La cantante di questo pezzo, Yi Nan Yong, è stata una delle cantanti più famose che, però, poi si è dedicata alla maternità e alla carriera musicale dei suoi figli.

È nata a Mokpo nel 1916, ha debuttato a 16 anni al teatro Taeyang e uno dei produttori della Okeh Records (con cui poi registrerà “le lacrime di Mokpo”) sentendo la sua voce capisce immediatamente che è un’artista su cui investire e ha fatto di tutto per portarla via alla sua precedente etichetta e metterla sotto contratto. Yi Nan Yong lavorerà per la Okhe dal 1933 conquistando il pubblico e un posto nella storia. Ma era una donna e questo non giocava certo a suo favore, perché la carriera da cantante non era considerata onorevole e soprattutto non conciliabile al ruolo che la società si aspettava, di moglie e madre. La sua vita quindi inizia a cambiare quando nel 1937 sposa un cantautore Kim Hae Song anche lui sotto contratto per la stessa etichetta e dopo una turnée, altri progetti e l’arrivo dei figli si limitò a stare dietro le quinte rimanendo incastrata nell’immagine della cantante in hanbok di “lacrime di Mokpo” che nonostante l’importanza e il contributo nella difesa dell’orgoglio nazionale e nella nascita del trot, è certamente limitativa di una carriera che ha segnato altro e che avrebbe potuto segnare di più.

Questa è stata la sorte di moltissime cantanti, un altro nome che mi viene in mente è Yi Aerisu  che all’apice del successo si sposò abbandonando completamente la sua carriera senza parlarne mai più, tanto che il suo stesso figlio per anni non seppe che sua madre era stata una cantante di successo.

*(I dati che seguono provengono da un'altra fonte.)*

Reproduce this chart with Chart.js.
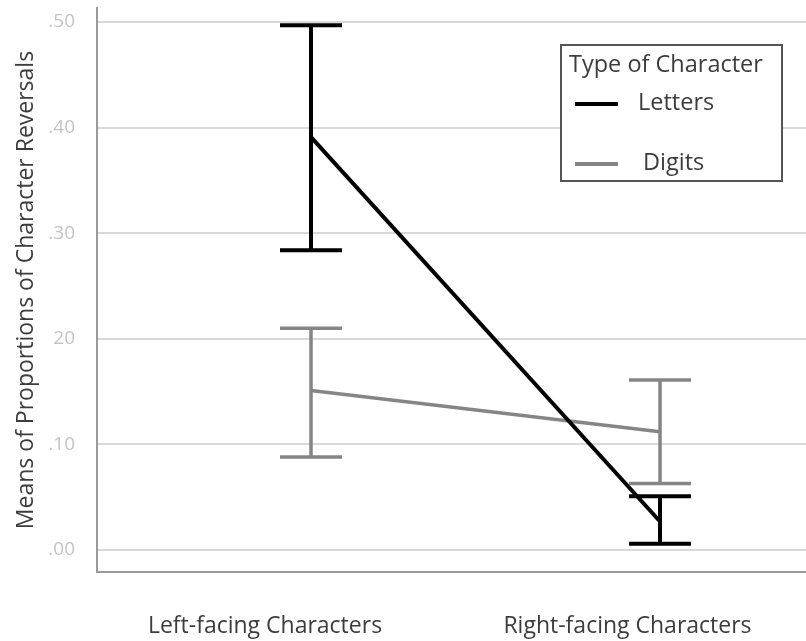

Fu riscoperta in una casa di cura nel 2009 poco prima che morisse.

Yi Aerisu

Moltissime delle canzoni nate in epoca coloniale e considerate canzoni dell’Impero, sono state criticate e poi recuperate dopo la liberazione diventando quasi degli inni e credo che questo sia simbolico di quello che è stato il turbamento e il senso di incertezza che ha attraversato la penisola coreana in un periodo di profonda trasformazione e la paura di perdere la propria identità.